Though I am sure Shervin was exaggerating when he told me I look 200 times better (he is very prone to such things, after all…), I think he is exactly right. He is not one to sugar coat where it is that he is coming from. The thing that is amazing to me is how quick, dramatic, and comprehensive the changes have been. I am much less stressed. I have lost 45 lbs. I care less about what other people think, and I am starting to have a social network in Arkansas. I am starting to make some progress at work and finally feel like I have someone who is in my corner.
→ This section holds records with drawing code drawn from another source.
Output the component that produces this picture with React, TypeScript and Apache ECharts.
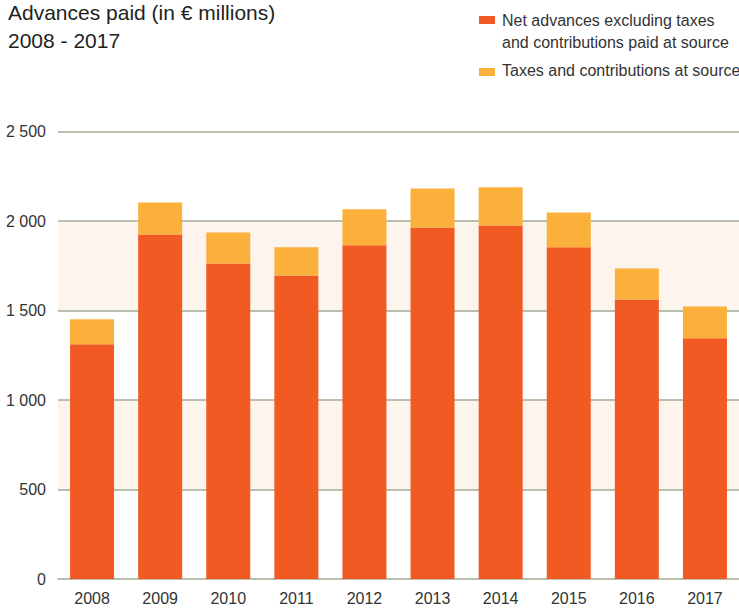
import React, { useEffect, useRef } from "react";
import * as echarts from "echarts";

const categories = ["2008", "2009", "2010", "2011", "2012", "2013", "2014", "2015", "2016", "2017"];
const netAdvances = [1311, 1925, 1763, 1696, 1864, 1964, 1975, 1853, 1562, 1345];
const taxesAtSource = [140, 179, 173, 157, 201, 218, 213, 195, 173, 178];
const seriesNames = [
  "Net advances excluding taxes and contributions paid at source",
  "Taxes and contributions at source",
];
const titleLines = ["Advances paid (in € millions)", "2008 - 2017"];
const legendLines = ["Net advances excluding taxes", "and contributions paid at source", "Taxes and contributions at source"];

const ORANGE = "#F15A22";
const YELLOW = "#FBB03B";
const GRID = "#BAC0AE";
const SANS = '"Liberation Sans", Arial, sans-serif';

function fmt(v: number): string {
  if (v >= 1000) {
    const th = Math.floor(v / 1000);
    const rest = String(v % 1000).padStart(3, "0");
    return `${th} ${rest}`;
  }
  return String(v);
}

export default function App() {
  const ref = useRef<HTMLDivElement>(null);
  useEffect(() => {
    if (!ref.current) return;
    const chart = echarts.init(ref.current, null, { renderer: "svg" });
    chart.setOption({
      animation: false,
      backgroundColor: "#ffffff",
      title: {
        text: titleLines.join("\n"),
        left: 8,
        top: -2,
        padding: 0,
        textStyle: {
          fontFamily: SANS,
          fontSize: 21,
          fontWeight: "normal",
          color: "#231F20",
          lineHeight: 28,
        },
      },
      graphic: [
        { type: "rect", shape: { x: 479, y: 16, width: 16, height: 8 }, style: { fill: ORANGE } },
        { type: "rect", shape: { x: 479, y: 68, width: 16, height: 8 }, style: { fill: YELLOW } },
        {
          type: "text",
          x: 502,
          y: 20.3,
          style: { text: legendLines[0], font: `16px ${SANS}`, fill: "#333333", verticalAlign: "middle", align: "left" },
        },
        {
          type: "text",
          x: 502,
          y: 42,
          style: { text: legendLines[1], font: `16px ${SANS}`, fill: "#333333", verticalAlign: "middle", align: "left" },
        },
        {
          type: "text",
          x: 502,
          y: 70.7,
          style: { text: legendLines[2], font: `16px ${SANS}`, fill: "#333333", verticalAlign: "middle", align: "left" },
        },
      ],
      grid: { left: 58, right: 0, top: 131.5, bottom: 30, containLabel: false },
      xAxis: {
        type: "category",
        data: categories,
        axisLine: { show: true, lineStyle: { color: GRID, width: 2 } },
        axisTick: { show: false },
        axisLabel: { fontFamily: SANS, fontSize: 16, color: "#333333", margin: 11 },
      },
      yAxis: {
        type: "value",
        min: 0,
        max: 2500,
        interval: 500,
        axisLine: { show: false },
        axisTick: { show: false },
        axisLabel: { fontFamily: SANS, fontSize: 16, color: "#333333", margin: 12, formatter: (v: number) => fmt(v) },
        splitLine: { show: true, lineStyle: { color: GRID, width: 2 } },
        splitArea: { show: true, areaStyle: { color: ["rgba(255,255,255,0)", "#FDF4EE"] } },
      },
      series: [
        {
          name: seriesNames[0],
          type: "bar",
          stack: "total",
          barWidth: 44,
          data: netAdvances,
          itemStyle: { color: ORANGE },
        },
        {
          name: seriesNames[1],
          type: "bar",
          stack: "total",
          barWidth: 44,
          data: taxesAtSource,
          itemStyle: { color: YELLOW },
        },
      ],
    });
    return () => chart.dispose();
  }, []);
  return <div ref={ref} style={{ position: "absolute", left: 0, top: 0, width: 739, height: 609 }} />;
}
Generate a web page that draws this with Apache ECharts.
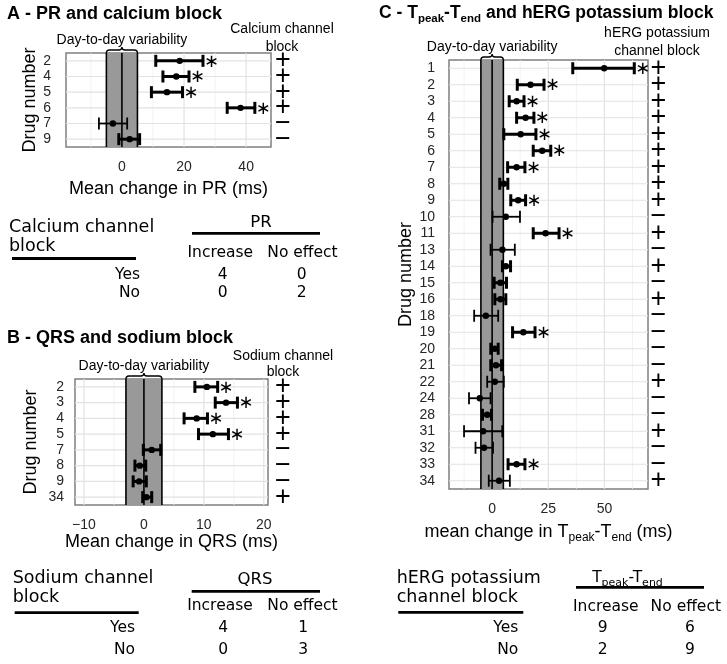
<!DOCTYPE html>
<html><head><meta charset="utf-8">
<script src="https://cdn.jsdelivr.net/npm/echarts@6/dist/echarts.min.js"></script>
<style>html,body{margin:0;padding:0;background:#fff}#c{width:727px;height:664px}</style>
</head><body><div id="c"></div>
<script>
// ---------- Panel A : PR and calcium block ----------
const drugsA = ['2','4','5','6','7','9'];
const meanA  = [18.6, 17.5, 14.5, 38.2, -2.9, 2.5];
const lowA   = [10.9, 13.2,  9.5, 33.9, -7.4, -1.0];
const highA  = [26.1, 21.6, 19.5, 42.8,  1.7,  5.7];
const sigA   = [1,1,1,1,0,0];
const blockA = ['+','+','+','+','−','−'];
const ticksA = [0, 20, 40];
const minorA = [-10, 10, 30];
const varA = 5;

// ---------- Panel B : QRS and sodium block ----------
const drugsB = ['2','3','4','5','7','8','9','34'];
const meanB  = [10.5, 13.7,  8.8, 11.5,  1.3, -0.7, -0.8,  0.4];
const lowB   = [ 8.5, 11.9,  6.7,  9.1, -0.1, -1.5, -1.8, -0.2];
const highB  = [12.3, 15.6, 10.6, 14.1,  2.8,  0.3,  0.4,  1.3];
const sigB   = [1,1,1,1,0,0,0,0];
const blockB = ['+','+','+','+','−','−','−','+'];
const ticksB = [-10, 0, 10, 20];
const minorB = [-5, 5, 15];
const varB = 3;

// ---------- Panel C : Tpeak-Tend and hERG block ----------
const drugsC = ['1','2','3','4','5','6','7','8','9','10','11','13','14','15','16','18','19','20','21','22','24','28','31','32','33','34'];
const meanC  = [49.9,17.1,10.9,14.9,12.7,22.3,10.9,5.2,11.6,6.1,23.8,4.6,6.1,3.7,3.7,-2.8,13.9,1.2,1.7,1.2,-5.5,-2.2,-4.0,-3.6,10.9,3.1];
const lowC   = [35.9,11.2,7.6,10.9,5.2,18.3,6.9,3.4,8.3,0.2,18.3,-0.7,4.6,0.9,1.2,-8.0,9.1,-0.6,-0.6,-2.2,-10.3,-4.3,-12.5,-7.4,7.1,-1.5];
const highC  = [63.3,23.1,14.2,18.6,19.5,26.1,14.6,7.0,14.9,12.4,29.8,10.1,8.2,6.4,6.1,2.7,19.1,2.7,4.2,5.2,-0.7,-0.3,4.5,0.4,14.6,7.9];
const sigC   = [1,1,1,1,1,1,1,0,1,0,1,0,0,0,0,0,1,0,0,0,0,0,0,0,1,0];
const blockC = ['+','+','+','+','+','+','+','+','+','−','+','−','+','−','+','−','−','−','−','+','−','−','+','−','−','+'];
const ticksC = [0, 25, 50];
const minorC = [-12.5, 12.5, 37.5, 62.5];
const varC = 5;

// ---------- Contingency tables ----------
const tableCols = ['Increase', 'No effect'];
const tableRows = ['Yes', 'No'];
const countsA = [[4, 0], [0, 2]];
const countsB = [[4, 1], [0, 3]];
const countsC = [[9, 6], [2, 9]];

const FONT = 'Liberation Sans';
const TFONT = 'DejaVu Sans';

function vgridSeries(gi, majors, minors) {
  const data = majors.map(v => [v, 0, 1]).concat(minors.map(v => [v, 0, 0]));
  return {type:'custom', xAxisIndex:gi, yAxisIndex:gi, z:1, silent:true, data, encode:{x:0, y:1},
    renderItem(params, api) {
      const cs = params.coordSys;
      const x = api.coord([api.value(0), 0])[0];
      const major = api.value(2) === 1;
      return {type:'line', shape:{x1:x, y1:cs.y, x2:x, y2:cs.y + cs.height},
        style:{stroke: major ? '#e2e2e2' : '#efefef', lineWidth: major ? 1.2 : 0.8}};
    }};
}
function hgridSeries(gi, drugs) {
  return {type:'custom', xAxisIndex:gi, yAxisIndex:gi, z:1, silent:true,
    data: drugs.map((d, i) => [0, i]), encode:{x:0, y:1},
    renderItem(params, api) {
      const cs = params.coordSys;
      const y = api.coord([0, api.value(1)])[1];
      return {type:'line', shape:{x1:cs.x, y1:y, x2:cs.x + cs.width, y2:y},
        style:{stroke:'#e2e2e2', lineWidth:1.2}};
    }};
}
function bandSeries(gi, v) {
  return {type:'custom', xAxisIndex:gi, yAxisIndex:gi, z:2, silent:true,
    data:[[-v, 0, v]], encode:{x:[0, 2], y:1},
    renderItem(params, api) {
      const cs = params.coordSys;
      const x1 = api.coord([api.value(0), 0])[0];
      const x2 = api.coord([api.value(2), 0])[0];
      const x0 = api.coord([0, 0])[0];
      const top = cs.y, bot = cs.y + cs.height;
      const xm = (x1 + x2) / 2;
      const brace = `M${x1} ${top} Q${x1} ${top-3} ${x1+3} ${top-3} L${xm-3} ${top-3} Q${xm} ${top-3} ${xm} ${top-6} Q${xm} ${top-3} ${xm+3} ${top-3} L${x2-3} ${top-3} Q${x2} ${top-3} ${x2} ${top}`;
      const ln = (x) => ({type:'line', shape:{x1:x, y1:top, x2:x, y2:bot}, style:{stroke:'#000', lineWidth:1.6}});
      return {type:'group', children:[
        {type:'rect', shape:{x:x1, y:top, width:x2 - x1, height:cs.height}, style:{fill:'#999999'}},
        ln(x1), ln(x2), ln(x0),
        {type:'path', shape:{pathData:brace}, style:{stroke:'#000', fill:'none', lineWidth:1.3}},
        {type:'text', style:{text:'Day-to-day variability', x:xm, y:top - 13, align:'center', verticalAlign:'middle',
          font:`14px ${FONT}`, fill:'#000'}}
      ]};
    }};
}
function barSeries(gi, low, high, mean, sig, block, signOffset) {
  const data = low.map((l, i) => [l, i, high[i], mean[i], sig[i]]);
  return {type:'custom', xAxisIndex:gi, yAxisIndex:gi, z:3, silent:true, data, encode:{x:[0, 2, 3], y:1},
    renderItem(params, api) {
      const cs = params.coordSys;
      const i = api.value(1);
      const pl = api.coord([api.value(0), i]);
      const ph = api.coord([api.value(2), i]);
      const pm = api.coord([api.value(3), i]);
      const y = pl[1];
      const s = api.value(4) === 1;
      const thick = s || (api.value(2) - api.value(0)) < 7;
      const lw = thick ? 3 : 1.8;
      const st = {stroke:'#000', lineWidth:lw};
      const ch = [
        {type:'line', shape:{x1:pl[0], y1:y, x2:ph[0], y2:y}, style:st},
        {type:'line', shape:{x1:pl[0], y1:y - 6, x2:pl[0], y2:y + 6}, style:st},
        {type:'line', shape:{x1:ph[0], y1:y - 6, x2:ph[0], y2:y + 6}, style:st},
        {type:'circle', shape:{cx:pm[0], cy:y, r:3.2}, style:{fill:'#000'}},
        {type:'text', style:{text:block[params.dataIndex], x:cs.x + cs.width + signOffset, y:y,
          align:'center', verticalAlign:'middle', font:`27px ${FONT}`, fill:'#000'}}
      ];
      if (s) {
        ch.push({type:'text', style:{text:'∗', x:ph[0] + 8.5, y:y + 1, align:'center', verticalAlign:'middle',
          font:`18px ${TFONT}`, fill:'#000'}});
      }
      return {type:'group', children:ch};
    }};
}

const tickLabel = {fontSize:14, fontFamily:FONT, color:'#262626',
  formatter: v => String(v).replace('-', '−')};
function xAxisDef(gi, min, max, ticks, name, gap, nameStyle) {
  return {gridIndex:gi, type:'value', min, max,
    axisLine:{show:false}, splitLine:{show:false},
    axisTick:{customValues:ticks, length:5, lineStyle:{color:'#333', width:1.5}},
    axisLabel:Object.assign({customValues:ticks, margin:13}, tickLabel),
    name, nameLocation:'middle', nameGap:gap,
    nameTextStyle:Object.assign({fontSize:18, fontFamily:FONT, color:'#000'}, nameStyle || {})};
}
function yAxisDef(gi, drugs, margin, gap) {
  return {gridIndex:gi, type:'category', data:drugs, inverse:true,
    axisLine:{show:false}, splitLine:{show:false},
    axisTick:{alignWithLabel:true, interval:0, length:5, lineStyle:{color:'#333', width:1.5}},
    axisLabel:{interval:0, fontSize:14, fontFamily:FONT, color:'#262626', margin},
    name:'Drug number', nameLocation:'middle', nameGap:gap, nameRotate:90,
    nameTextStyle:{fontSize:18, fontFamily:FONT, color:'#000'}};
}

const gridStyle = {show:true, borderColor:'#7f7f7f', borderWidth:1.5, backgroundColor:'#fff'};

function txt(text, x, y, size, align, font, weight) {
  return {type:'text', silent:true, style:{text, x, y, font:`${weight || ''} ${size}px ${font || FONT}`,
    fill:'#000', align:align || 'left', verticalAlign:'middle', textAlign:align || 'left', textVerticalAlign:'middle'}};
}
function hline(x1, x2, y) {
  return {type:'line', silent:true, shape:{x1, y1:y, x2, y2:y}, style:{stroke:'#000', lineWidth:2.8}};
}
function table(rowTitle, head, counts, L) {
  const els = [
    txt(rowTitle[0], L.lx, L.r1, 17.5, 'left', TFONT),
    txt(rowTitle[1], L.lx, L.r2, 17.5, 'left', TFONT),
    hline(L.u1[0], L.u1[1], L.u1[2]),
    hline(L.u2[0], L.u2[1], L.u2[2]),
    txt(tableCols[0], L.c1, L.hy, 15.5, 'center', TFONT),
    txt(tableCols[1], L.c2, L.hy, 15.5, 'center', TFONT)
  ];
  els.push(head);
  tableRows.forEach((r, k) => {
    els.push(txt(r, L.rx, L.ry[k], 15.5, 'right', TFONT));
    els.push(txt(String(counts[k][0]), L.v1, L.ry[k], 15.5, 'center', TFONT));
    els.push(txt(String(counts[k][1]), L.v2, L.ry[k], 15.5, 'center', TFONT));
  });
  return els;
}

const subRich = {
  n:{fontSize:15.5, fontFamily:TFONT, color:'#000', verticalAlign:'middle', lineHeight:22},
  s:{fontSize:11, fontFamily:TFONT, color:'#000', verticalAlign:'bottom', lineHeight:22}
};

const graphic = [
  txt('A - PR and calcium block', 7, 14, 18, 'left', FONT, 'bold'),
  txt('B - QRS and sodium block', 7, 338, 18, 'left', FONT, 'bold'),
  {type:'text', silent:true, style:{text:'{b|C - T}{s|peak}{b|-T}{s|end}{b| and hERG potassium block}', x:379, y:13,
    verticalAlign:'middle', textVerticalAlign:'middle',
    rich:{b:{fontSize:17.5, fontWeight:'bold', fontFamily:FONT, color:'#000', verticalAlign:'middle', lineHeight:24},
          s:{fontSize:11.5, fontWeight:'bold', fontFamily:FONT, color:'#000', verticalAlign:'bottom', lineHeight:24}}}},
  txt('Calcium channel', 282, 29, 14, 'center'),
  txt('block', 282, 47, 14, 'center'),
  txt('Sodium channel', 283, 356, 14, 'center'),
  txt('block', 283, 372.5, 14, 'center'),
  txt('hERG potassium', 657, 33, 14, 'center'),
  txt('channel block', 657, 51.5, 14, 'center')
]
.concat(table(['Calcium channel', 'block'], txt('PR', 261, 223, 16.5, 'center', TFONT), countsA,
  {lx:9, r1:227, r2:246, u1:[12, 136, 258.5], u2:[192, 320, 233.3], c1:220.3, c2:302.5, hy:252.7,
   rx:140, ry:[275, 293.3], v1:222.7, v2:301.7}))
.concat(table(['Sodium channel', 'block'], txt('QRS', 255, 580, 16.5, 'center', TFONT), countsB,
  {lx:12.7, r1:578.3, r2:597.3, u1:[14.7, 138.7, 612.7], u2:[191.7, 320, 591.3], c1:220, c2:302.5, hy:606,
   rx:135, ry:[628.3, 650], v1:223.3, v2:303.3}))
.concat(table(['hERG potassium', 'channel block'],
  {type:'text', silent:true, style:{text:'{n|T}{s|peak}{n|-T}{s|end}', x:627.5, y:577.5, align:'center', textAlign:'center',
    verticalAlign:'middle', textVerticalAlign:'middle', rich:subRich}}, countsC,
  {lx:396.7, r1:578.3, r2:597.3, u1:[398.3, 523.3, 612.3], u2:[576, 704, 587.3], c1:605.8, c2:685.8, hy:606.7,
   rx:518.3, ry:[628.3, 650], v1:602.7, v2:690}));

const option = {
  animation:false,
  backgroundColor:'#fff',
  grid:[
    Object.assign({left:66, top:53, width:205, height:94}, gridStyle),
    Object.assign({left:75, top:379, width:193, height:126}, gridStyle),
    Object.assign({left:449, top:60, width:199, height:429}, gridStyle)
  ],
  xAxis:[
    xAxisDef(0, -18, 48, ticksA, 'Mean change in PR (ms)', 33),
    xAxisDef(1, -11.5, 20.7, ticksB, 'Mean change in QRS (ms)', 28),
    xAxisDef(2, -19.2, 69.4, ticksC, '{n|mean change in T}{s|peak}{n|-T}{s|end}{n| (ms)}', 31,
      {rich:{n:{fontSize:18, fontFamily:FONT, color:'#000', verticalAlign:'middle', lineHeight:24},
             s:{fontSize:12, fontFamily:FONT, color:'#000', verticalAlign:'bottom', lineHeight:24}}})
  ],
  yAxis:[
    yAxisDef(0, drugsA, 15, 27),
    yAxisDef(1, drugsB, 11, 35),
    yAxisDef(2, drugsC, 14, 34)
  ],
  series:[
    vgridSeries(0, ticksA, minorA), hgridSeries(0, drugsA), bandSeries(0, varA),
    barSeries(0, lowA, highA, meanA, sigA, blockA, 12),
    vgridSeries(1, ticksB, minorB), hgridSeries(1, drugsB), bandSeries(1, varB),
    barSeries(1, lowB, highB, meanB, sigB, blockB, 15),
    vgridSeries(2, ticksC, minorC), hgridSeries(2, drugsC), bandSeries(2, varC),
    barSeries(2, lowC, highC, meanC, sigC, blockC, 10.5)
  ],
  graphic
};
const chart = echarts.init(document.getElementById('c'), null, {renderer:'canvas'});
chart.setOption(option);
</script>
</body></html>
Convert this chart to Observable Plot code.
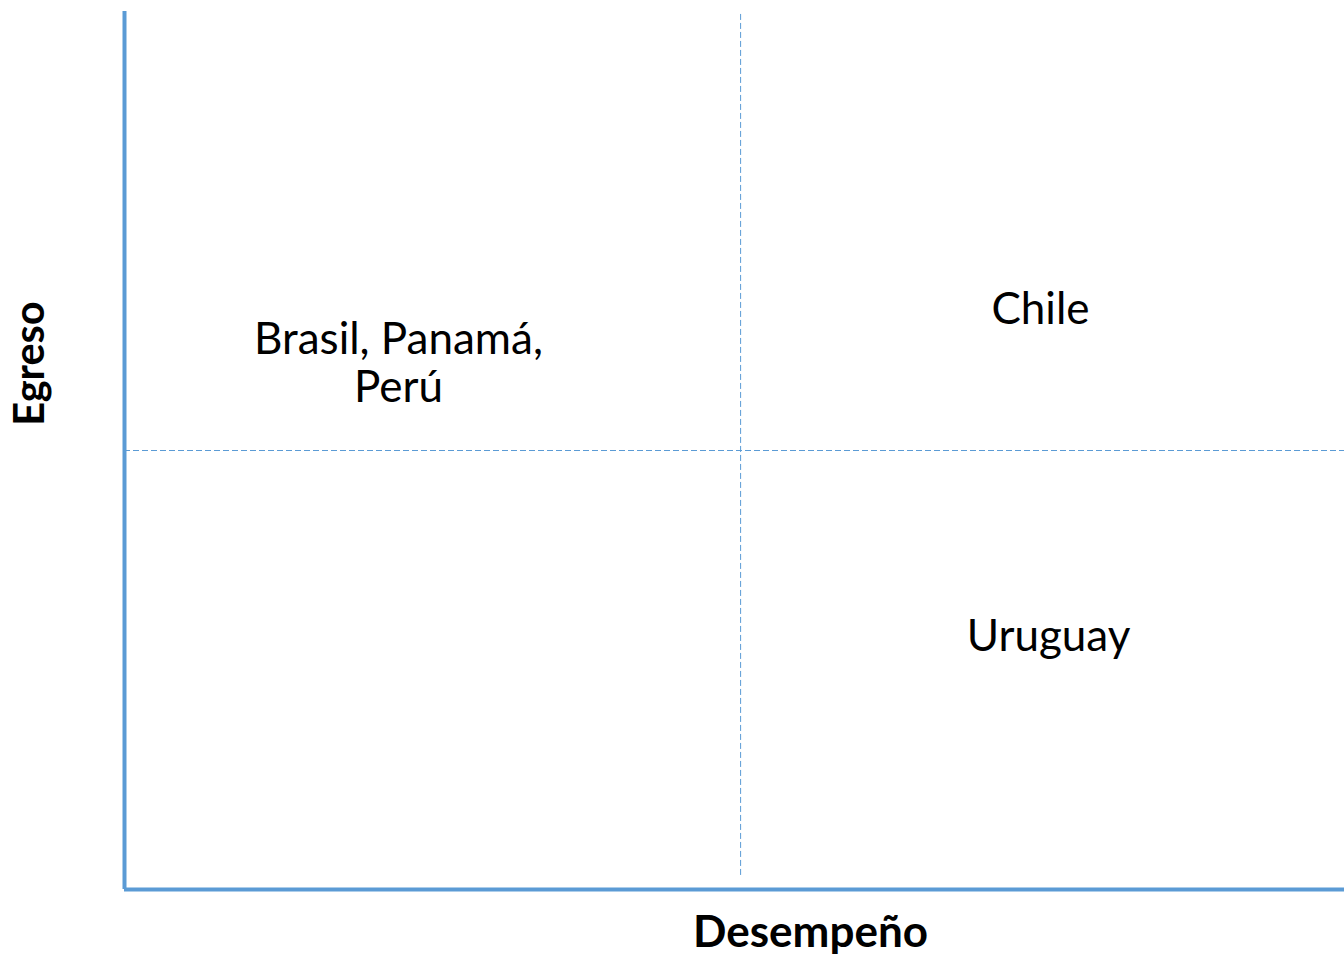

I still have a long, long way to go. I need to work on my relationship with my family members. I am still obese and have 95 lbs to be at the very top of the “normal” weight range. I only have a couple friends in Arkansas and would like to have a bustling social life. I really need to step up my game if I have any hope of getting tenure and, more fundamentally, I need to figure out what my longterm career plans are. I need to get my relationship with God back on track and hopefully find a church that I like and feel like I can belong and contribute to. I could continue the list but you get the idea. I’m not there yet.

The best part, though, is that I feel like I can do these things. It won’t happen overnight but it is possible. I’m finding that the changes I’m making are spiraling upward – that is, instead of a downward death spiral, success in one area of my life makes me feel like I can be successful in other areas of my life. Having hope is such a beautiful thing and, after a very long winter, such a welcome breath of fresh air. Thank you for pointing out to me that it is visible to others, Shervin. I am glad I look 200x better; I feel infinitely better.

1 comment:

  1. Sarah, you already know this but you really got to me with this one. Thank you for the comfort and for the tears.